-Joe Kristan is a founding member of Roth & Company P.C
Taxpayers barely averted a national tax filing season disaster this season when Congress and the president agreed in December to permanently extend important tax provisions that had expired at the end of 2014. Now our governor and legislators are doing their best to subject Iowa to the filing season nightmare that the rest of the country dodged.
Iowa's tax law doesn't automatically tie to federal changes. The Legislature passes a "code conformity" bill, or "coupling" bill, every year to incorporate desired federal tax changes into Iowa's income tax. This has been important because Congress habitually enacts many important tax provisions for only one or two years at a time. Since 2010 the governor has proposed to adopt all of the federal "expiring provisions" retroactively every time they were renewed by Congress, with the exception of "Bonus Depreciation."
The biggest of these for most Iowa businesses is the "Section 179 deduction," which allows taxpayers to deduct the cost of up to $500,000 of fixed assets that would otherwise be depreciated over a period of years. A number of other business and personal tax provisions are affected, including research credits, the provision for IRA charitable contributions, and the above-the-line student loan interest deduction.
The Section 179 deduction is popular with Main Street businesses. With the prices for much farm equipment running well into six figures, the deduction is a big deal for farmers, but it is also important to other businesses. Failing to couple with the federal deduction would leave Iowans with a maximum $25,000 Section 179 deduction on their Iowa returns -- a significant tax increase to businesses in every county.
Most tax people assumed the pattern of conforming to everything but bonus depreciation would continue. The Governor surprised us last month by proposing (SSB 3107) to conform to only one 2015 tax change -- the research credit. He proposed to conform with none of the remaining changes for 2015. He then would conform with all the changes -- except for Section 179 and bonus depreciation -- for 2016 and beyond.
The Governor's position was unpopular in the General Assembly. The Iowa House swiftly voted 82-14 to couple with all federal 2015 changes except bonus depreciation (HF 2092). It apparently was so unpopular that the Governor this week changed his mind and came out in favor of the House bill.

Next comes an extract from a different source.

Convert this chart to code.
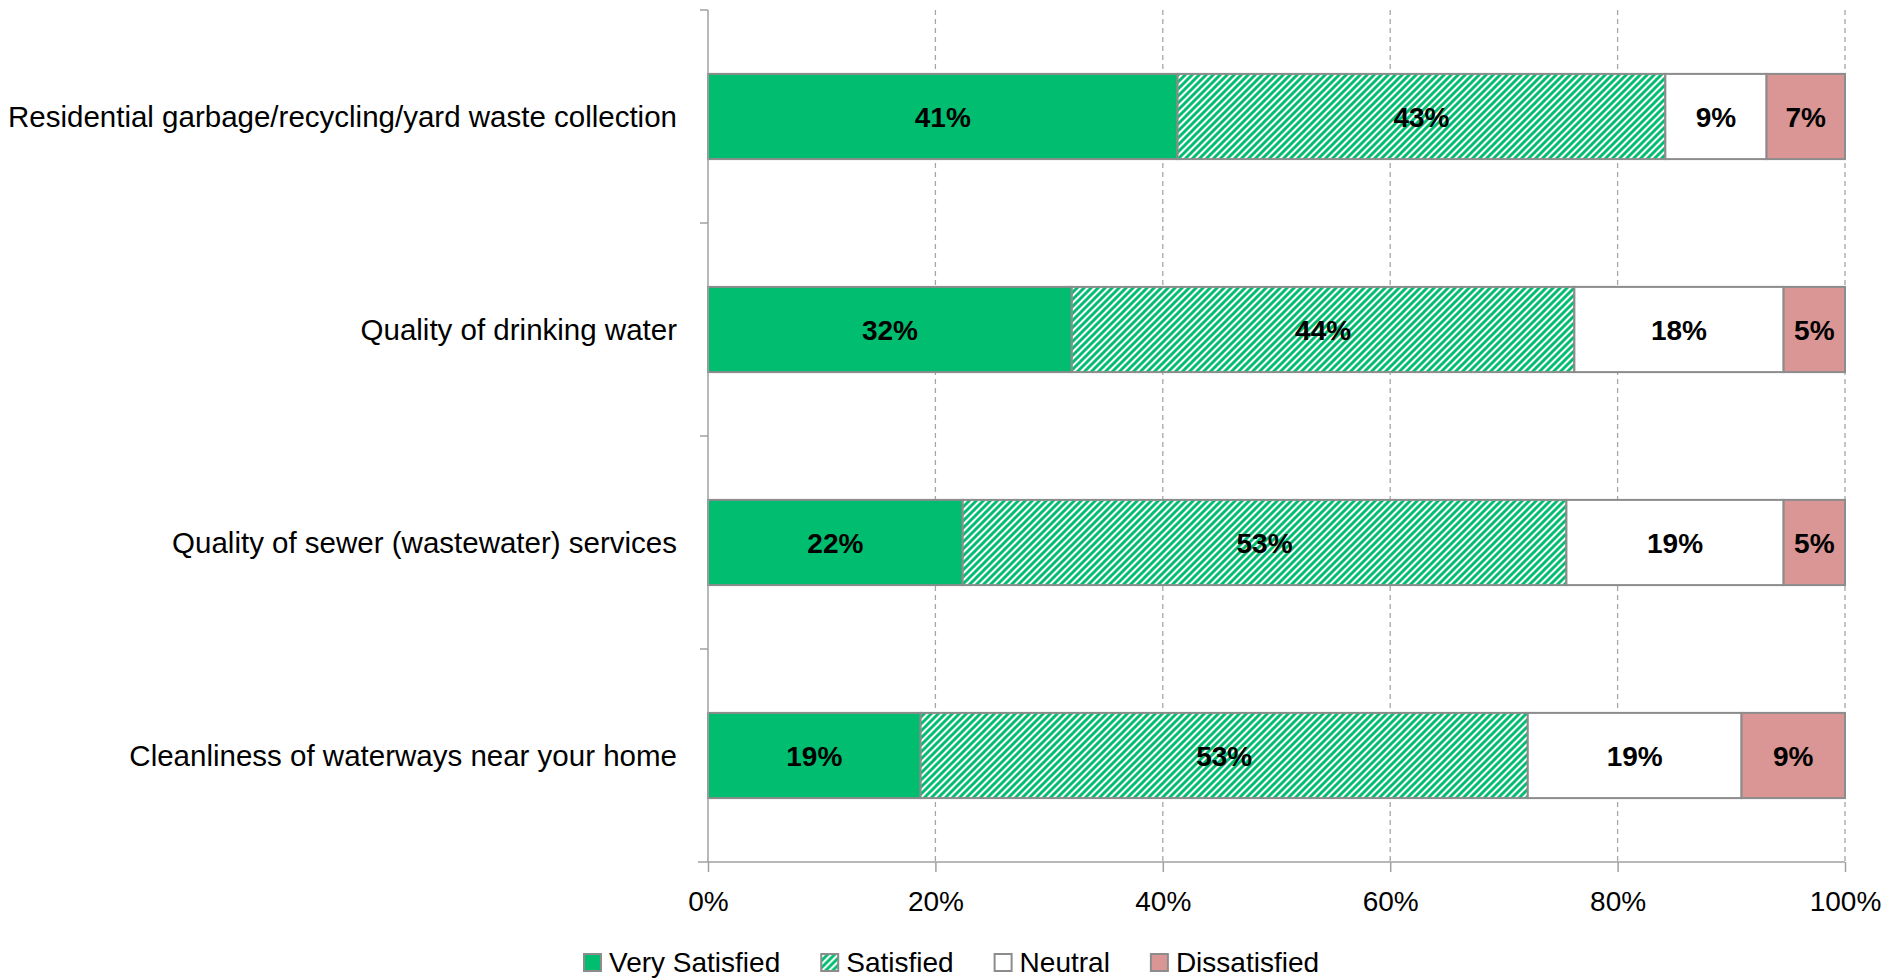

Senate Majority Leader Gronstal now holds the cards, as he can keep the House-passed bill from ever coming up for a Senate vote. The Legislature is now at an impasse. Prior to the Governor's change of heart, it appeared that no Section 179 coupling would occur. Now we can expect Senator Gronstal to use coupling as a bargaining chip for his priorities.

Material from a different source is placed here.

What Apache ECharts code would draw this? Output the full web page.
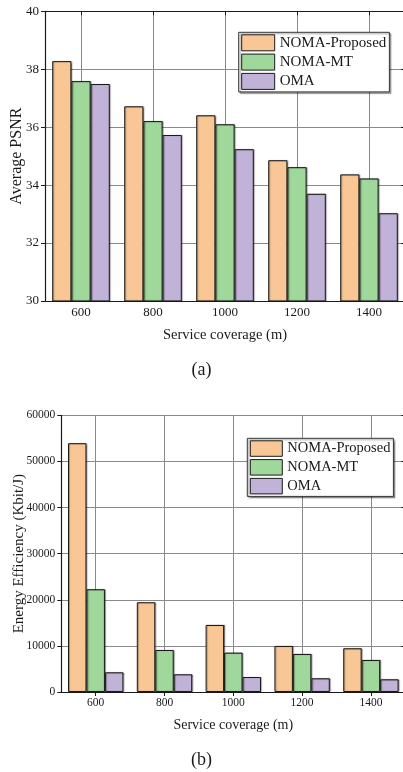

It's unclear when we will know what Iowa's 2015 tax law is. Iowa returns aren't due until April 30, and it’s still possible that they won't pass a coupling bill by then. The default result if nothing happens is no coupling. While I expect coupling to occur, it may take some time for the poker game to play out.
This poses a dilemma for taxpayers. If they assume that that the expiring provisions won't be re-enacted for Iowa, they'll incur the expense of filing amended returns to claim refunds if the governor and the majority leader eventually go along with the legislature. If optimistic taxpayers assume the extenders are eventually adopted, they face penalties if they guess wrong. Iowans wanting to file their taxes the right way, for sure, are just out of luck.